The value of embracing a new multidimensional accounting system can include:
Simplified chart of accounts
A traditional chart of accounts can easily become bloated, with thousands of account codes as new entities or projects are added. With a multidimensional approach, you can reduce this complexity.
Example: A global SaaS company with products in the US and Europe might have a separate revenue account for each product in each region (like "4001 - US Product A Sales"). With multidimensional accounting, they can have just one account, "4000 - Product Sales," and use dimensions for Region and Product to track everything.
Allocated payments to the correct department or entity
Manual allocation of payments and expenses is a common source of errors and delays. Multidimensional systems automate this process, ensuring accuracy.
A recent survey of finance leaders found that 82% of organizations still rely on manual processes for their financial close and record-to-report activities, which leads to prolonged, error-prone cycles. Automating these tasks with a multidimensional system directly addresses this inefficiency.
Accurate and consolidated reporting
Consolidating financial data across multiple entities without manual adjustments is a major challenge for many companies. Multidimensional systems provide a single source of truth, ensuring consistent and transparent financial reporting.
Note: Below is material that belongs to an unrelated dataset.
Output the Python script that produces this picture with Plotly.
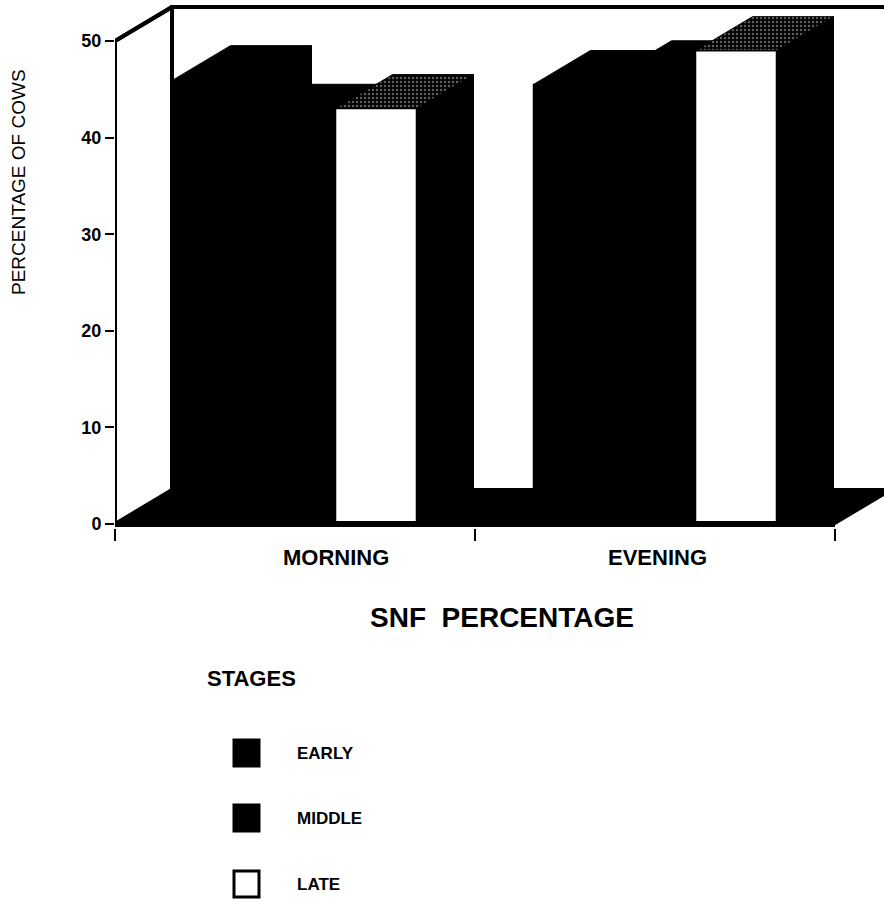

Example: A manufacturing company might have a single cloud services bill for its entire organization. Instead of manually splitting the bill for each department based on usage, a multidimensional system can automatically allocate costs to the R&D, Production, and Operations cost centers based on pre-set rules, ensuring each department's budget is accurately charged.
Easier intercompany transactions
Intercompany transactions are a significant bottleneck, particularly for global, multi-entity organizations. Automating the recording and reconciliation of these transactions saves a huge amount of time.
According to a 2023 study by BlackLine, 99% of large multinational companies report facing specific challenges with intercompany financial processes. The study also revealed that these issues are not just operational hurdles; they are directly impacting business outcomes and putting unsustainable pressure on finance teams.
Any solution to this issue provides immense value to your business.
Visibility into trends in your business
The ability to slice and dice data across multiple dimensions allows you to spot trends and make informed decisions faster. You can then pinpoint the root cause and make immediate, data-driven decisions to fix the problem, such as re-evaluating the pricing model or improving the onboarding experience.
Example: With dimensions, a SaaS company could instantly analyze its churn rate. With multidimensional reporting, a CFO could see if churn is higher among customers who use a specific product feature or if it’s isolated to a particular region or marketing campaign.